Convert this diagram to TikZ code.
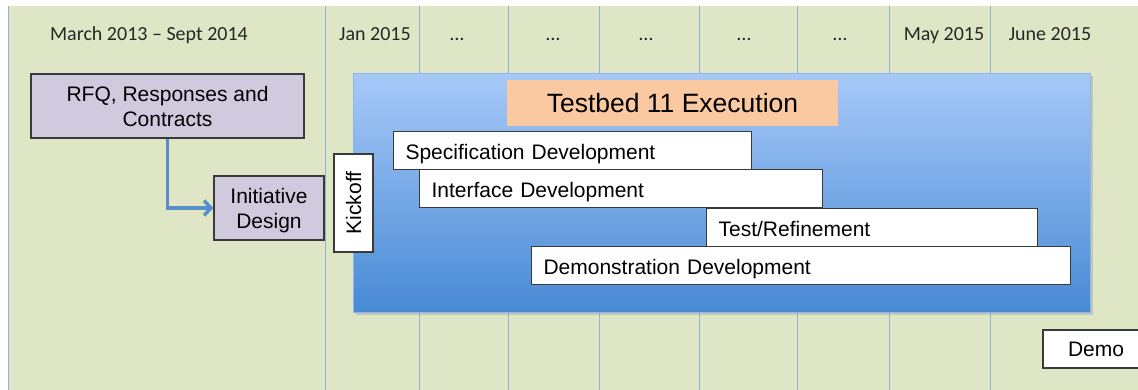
\documentclass[tikz,border=0pt]{standalone}
\usepackage{fontspec}
\setmainfont{Liberation Sans}
\newfontfamily\headfont[Ligatures=TeX]{Carlito}
\usetikzlibrary{positioning,arrows.meta,shadows}
\definecolor{bggreen}{HTML}{DEE6C5}
\definecolor{gridblue}{HTML}{93B3D6}
\definecolor{prepviolet}{HTML}{D1CADF}
\definecolor{titleorange}{HTML}{FBC9A1}
\definecolor{exectop}{HTML}{A7C9F8}
\definecolor{execbot}{HTML}{488AD5}
\definecolor{flowblue}{HTML}{5A8ECB}
\definecolor{boxline}{HTML}{3A3A3A}
\newcommand*{\boxfont}{\fontsize{21}{25}\selectfont}
\tikzset{
  month/.style = {font=\headfont\fontsize{20}{24}\selectfont, text=black!85,
                  anchor=base},
  prep/.style  = {draw=boxline, line width=1.1pt, fill=prepviolet,
                  align=center, inner sep=0pt, text depth=0pt, font=\boxfont},
  task/.style  = {draw=boxline, line width=1.1pt, fill=white, align=left,
                  text width=#1, inner xsep=12pt, inner ysep=0pt,
                  text height=20pt, text depth=2pt,
                  minimum height=38pt, anchor=north west, font=\boxfont},
  flow/.style  = {draw=flowblue, line width=3.5pt,
                  -{Straight Barb[length=7pt,width=15pt]}},
}

\begin{document}
\begin{tikzpicture}[x=1pt, y=-1pt]
  \useasboundingbox (0,0) rectangle (1138,390);
  \clip (0,0) rectangle (1138,390);

  % timeline background and month columns
  \fill[bggreen] (8,6) rectangle (1138,390);
  \draw[gridblue, line width=1pt] (8,6) -- (8,390);
  \foreach \gx in {325,419,508,599,699,797,889,990}
    \draw[gridblue, line width=0.8pt] (\gx,6) -- (\gx,390);

  \node[month] (m0) at (149,41) {March 2013 – Sept 2014};
  \node[month] (m1) at (375,41) {Jan 2015};
  \node[month] (m2) at (457,41) {…};
  \node[month] (m3) at (553,41) {…};
  \node[month] (m4) at (646,41) {…};
  \node[month] (m5) at (744,41) {…};
  \node[month] (m6) at (840,41) {…};
  \node[month] (m7) at (944,41) {May 2015};
  \node[month] (m8) at (1050,41) {June 2015};

  % preparation
  \node[prep, minimum width=273pt, minimum height=64pt] (rfq) at (167.5,106)
    {RFQ, Responses and\\Contracts};
  \node[prep, minimum width=110pt, minimum height=64pt] (init) at (269,208)
    {Initiative\\Design};
  \draw[flow] (rfq.south) |- (init.west);

  % execution
  \node[anchor=north west, minimum width=737pt, minimum height=239pt,
        inner sep=0pt, top color=exectop, bottom color=execbot,
        draw=exectop!70!execbot, line width=0.6pt,
        drop shadow={shadow xshift=3pt, shadow yshift=-3pt, opacity=.3}]
    (exec) at (353,73) {};
  \node[fill=titleorange, minimum width=331pt, minimum height=46pt,
        inner sep=0pt, font=\fontsize{26.5}{30}\selectfont] (title) at (672.5,103)
    {Testbed 11 Execution};

  \node[draw=boxline, line width=1.1pt, fill=white, rotate=90, inner sep=0pt,
        minimum width=98pt, minimum height=39pt, font=\boxfont] (kick) at (353.5,203)
    {Kickoff};

  \node[task=334pt] (spec)  at (393,131) {Specification Development};
  \node[task=379pt] (iface) at (419,169) {Interface Development};
  \node[task=307pt] (test)  at (706,208) {Test/Refinement};
  \node[task=515pt] (demodev) at (531,246) {Demonstration Development};

  \node[draw=boxline, line width=1.1pt, fill=white, inner sep=0pt,
        minimum width=106pt, minimum height=38pt, font=\boxfont] (demo) at (1096,349)
    {Demo};
\end{tikzpicture}
\end{document}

■ Do this: Copy out the data above exactly, except the pictures.

■ Exercise output:
Convert this diagram to TikZ code.
\documentclass[tikz,border=0pt]{standalone}
\usepackage{fontspec}
\setmainfont{Liberation Sans}
\newfontfamily\headfont[Ligatures=TeX]{Carlito}
\usetikzlibrary{positioning,arrows.meta,shadows}
\definecolor{bggreen}{HTML}{DEE6C5}
\definecolor{gridblue}{HTML}{93B3D6}
\definecolor{prepviolet}{HTML}{D1CADF}
\definecolor{titleorange}{HTML}{FBC9A1}
\definecolor{exectop}{HTML}{A7C9F8}
\definecolor{execbot}{HTML}{488AD5}
\definecolor{flowblue}{HTML}{5A8ECB}
\definecolor{boxline}{HTML}{3A3A3A}
\newcommand*{\boxfont}{\fontsize{21}{25}\selectfont}
\tikzset{
  month/.style = {font=\headfont\fontsize{20}{24}\selectfont, text=black!85,
                  anchor=base},
  prep/.style  = {draw=boxline, line width=1.1pt, fill=prepviolet,
                  align=center, inner sep=0pt, text depth=0pt, font=\boxfont},
  task/.style  = {draw=boxline, line width=1.1pt, fill=white, align=left,
                  text width=#1, inner xsep=12pt, inner ysep=0pt,
                  text height=20pt, text depth=2pt,
                  minimum height=38pt, anchor=north west, font=\boxfont},
  flow/.style  = {draw=flowblue, line width=3.5pt,
                  -{Straight Barb[length=7pt,width=15pt]}},
}

\begin{document}
\begin{tikzpicture}[x=1pt, y=-1pt]
  \useasboundingbox (0,0) rectangle (1138,390);
  \clip (0,0) rectangle (1138,390);

  % timeline background and month columns
  \fill[bggreen] (8,6) rectangle (1138,390);
  \draw[gridblue, line width=1pt] (8,6) -- (8,390);
  \foreach \gx in {325,419,508,599,699,797,889,990}
    \draw[gridblue, line width=0.8pt] (\gx,6) -- (\gx,390);

  \node[month] (m0) at (149,41) {March 2013 – Sept 2014};
  \node[month] (m1) at (375,41) {Jan 2015};
  \node[month] (m2) at (457,41) {…};
  \node[month] (m3) at (553,41) {…};
  \node[month] (m4) at (646,41) {…};
  \node[month] (m5) at (744,41) {…};
  \node[month] (m6) at (840,41) {…};
  \node[month] (m7) at (944,41) {May 2015};
  \node[month] (m8) at (1050,41) {June 2015};

  % preparation
  \node[prep, minimum width=273pt, minimum height=64pt] (rfq) at (167.5,106)
    {RFQ, Responses and\\Contracts};
  \node[prep, minimum width=110pt, minimum height=64pt] (init) at (269,208)
    {Initiative\\Design};
  \draw[flow] (rfq.south) |- (init.west);

  % execution
  \node[anchor=north west, minimum width=737pt, minimum height=239pt,
        inner sep=0pt, top color=exectop, bottom color=execbot,
        draw=exectop!70!execbot, line width=0.6pt,
        drop shadow={shadow xshift=3pt, shadow yshift=-3pt, opacity=.3}]
    (exec) at (353,73) {};
  \node[fill=titleorange, minimum width=331pt, minimum height=46pt,
        inner sep=0pt, font=\fontsize{26.5}{30}\selectfont] (title) at (672.5,103)
    {Testbed 11 Execution};

  \node[draw=boxline, line width=1.1pt, fill=white, rotate=90, inner sep=0pt,
        minimum width=98pt, minimum height=39pt, font=\boxfont] (kick) at (353.5,203)
    {Kickoff};

  \node[task=334pt] (spec)  at (393,131) {Specification Development};
  \node[task=379pt] (iface) at (419,169) {Interface Development};
  \node[task=307pt] (test)  at (706,208) {Test/Refinement};
  \node[task=515pt] (demodev) at (531,246) {Demonstration Development};

  \node[draw=boxline, line width=1.1pt, fill=white, inner sep=0pt,
        minimum width=106pt, minimum height=38pt, font=\boxfont] (demo) at (1096,349)
    {Demo};
\end{tikzpicture}
\end{document}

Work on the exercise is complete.